REITs: Heavily Shorted And Ready To Rally

 | Sep 22, 2015 12:57AM ET

The stock market didn’t exactly react well to the Fed’s non-decision to keep the targeted Fed funds rate unchanged last week. The S&P 500 and Dow Industrials both spent most of Thursday and Friday in freefall, and as I’m writing this on Monday, both are only modestly in the black.

But one corner of the market has held up a lot better than the rest: Boring, “bond-like” REITs. You see, while stock prices dropped like a rock, bond prices actually enjoyed a nice rally. And REITs, which have come to be seen as bond replacements in this era of ultra-low bond yields, have followed suit.
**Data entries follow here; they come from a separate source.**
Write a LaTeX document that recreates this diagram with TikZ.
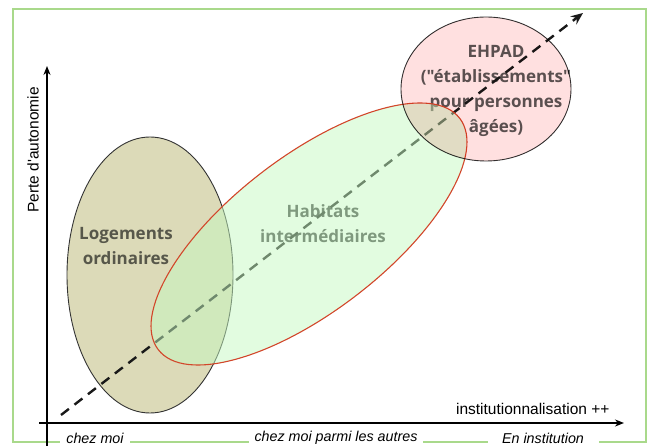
\documentclass[tikz,border=0pt]{standalone}
\usepackage{fontspec}
\newfontfamily\zonefont{Open Sans}
\newfontfamily\arialfont{Liberation Sans}
\usetikzlibrary{arrows.meta}

\definecolor{framegreen}{HTML}{A9D98B}
\definecolor{logcol}{HTML}{DCDAB8}
\definecolor{habcol}{HTML}{C5F9C1}
\definecolor{ehpadcol}{HTML}{FFE0E0}
\definecolor{habline}{HTML}{D2462A}
\definecolor{logtext}{HTML}{57574A}
\definecolor{habtext}{HTML}{3A3A3C}
\definecolor{ehpadtext}{HTML}{5A5A5A}

\begin{document}
\begin{tikzpicture}[x=1pt,y=-1pt,>=Stealth,
    blob/.style={draw=black!80, line width=0.9pt},
    zone/.style={font=\zonefont\bfseries\fontsize{17}{25}\selectfont, align=center},
    axis/.style={->, line width=1.6pt, >={Stealth[length=9pt,width=7pt]}},
    axislabel/.style={font=\arialfont\fontsize{15.5}{18}\selectfont},
    ticklabel/.style={font=\arialfont\itshape\fontsize{14.3}{16}\selectfont,
      fill=white, inner xsep=6pt, inner ysep=1pt}]
  \useasboundingbox (0,0) rectangle (649,446);
  % frame
  \draw[framegreen, line width=1.4pt] (13,9) rectangle (646,442);
  \node[ticklabel] (chezmoi) at (95,438) {chez moi};
  \node[ticklabel] (parmi) at (336,438) {chez moi parmi les autres};
  \node[ticklabel, inner xsep=0pt, minimum width=111pt] (institution) at (543,438) {En institution};
  % axes
  \coordinate (xstart) at (39,423);
  \coordinate (xend) at (624,423);
  \coordinate (ystart) at (47,446);
  \coordinate (yend) at (47,66);
  \draw[axis] (xstart) -- (xend);
  \draw[axis] (ystart) -- (yend);
  \node[axislabel, anchor=south east] (xlabel) at (613,418) {institutionnalisation ++};
  \node[axislabel, rotate=90] (ylabel) at (33,150) {Perte d'autonomie};
  % zones
  \fill[logcol] (150,275) ellipse [x radius=83, y radius=138];
  \draw[blob] (150,275) ellipse [x radius=83, y radius=138];
  \node[zone, text=logtext] (logements) at (126,246) {Logements\\ordinaires};
  \node[zone, text=habtext] (habitats) at (323,224) {Habitats\\intermédiaires};
  \node[zone, text=ehpadtext] (ehpad) at (496,91) {EHPAD\\("établissements"\\pour personnes\\âgées)};
  \coordinate (dstart) at (61,415);
  \coordinate (dend) at (583,13);
  \draw[->, >={Stealth[length=12pt,width=10pt]}, dash pattern=on 10pt off 7pt,
    line width=2.4pt, black!90] (dstart) -- (dend);
  \fill[habcol, fill opacity=0.5, rotate around={37.5:(309,234)}]
    (309,234) ellipse [x radius=190, y radius=77.5];
  \draw[habline, line width=1.1pt, rotate around={37.5:(309,234)}]
    (309,234) ellipse [x radius=190, y radius=77.5];
  \begin{scope}[blend mode=multiply]
    \fill[ehpadcol] (486,89) ellipse [x radius=85, y radius=72];
    \draw[blob] (486,89) ellipse [x radius=85, y radius=72];
  \end{scope}
\end{tikzpicture}
\end{document}
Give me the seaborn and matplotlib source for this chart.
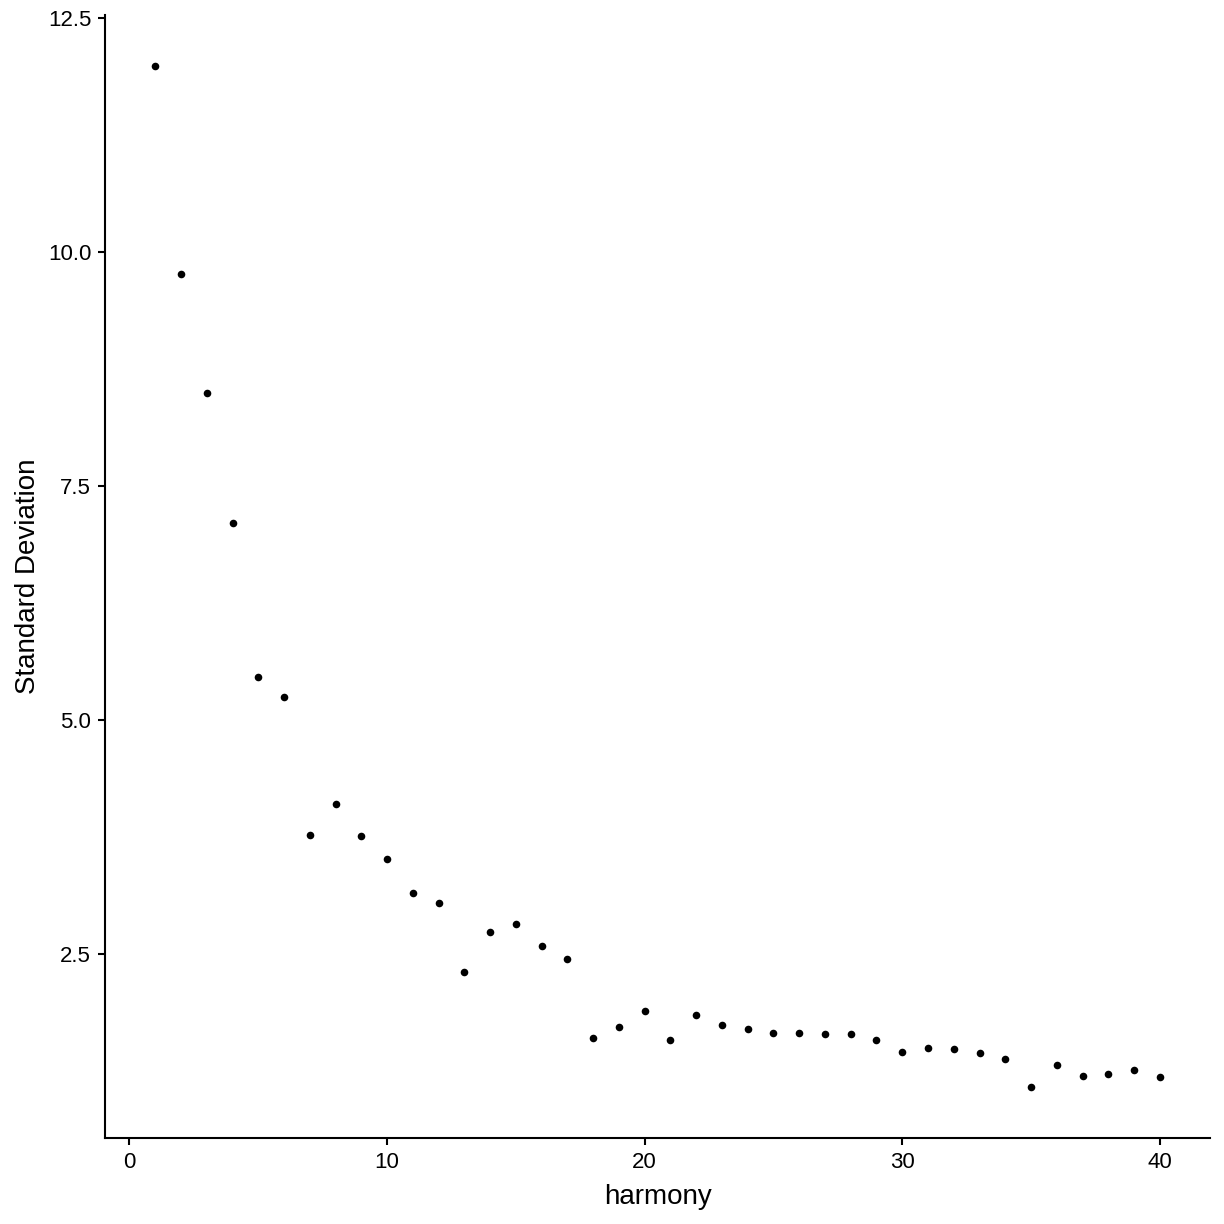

I’m not wildly enthusiastic about the prospects for the broader stock market over the remainder of 2015. But I do think that REITs offer a pocket of value. I don’t see bond yields rising much in today’s market. If the Fed is too scared to raise rates, that tells you that there are enough macro risks out there to keep bond yields low. But if and when the Fed finally does get motivated to raise rates, I don’t see that translating to higher long-term bond yields, or at least not for a while. A higher Fed funds rate is disinflationary, which is good for bond prices.

So for the time being, we seem to be in a sweet spot for bonds where, irrespective of what the Fed does, bond yields should stay low for a while. And as long as bond yields stay low, REITs should continue to outperform the broader market.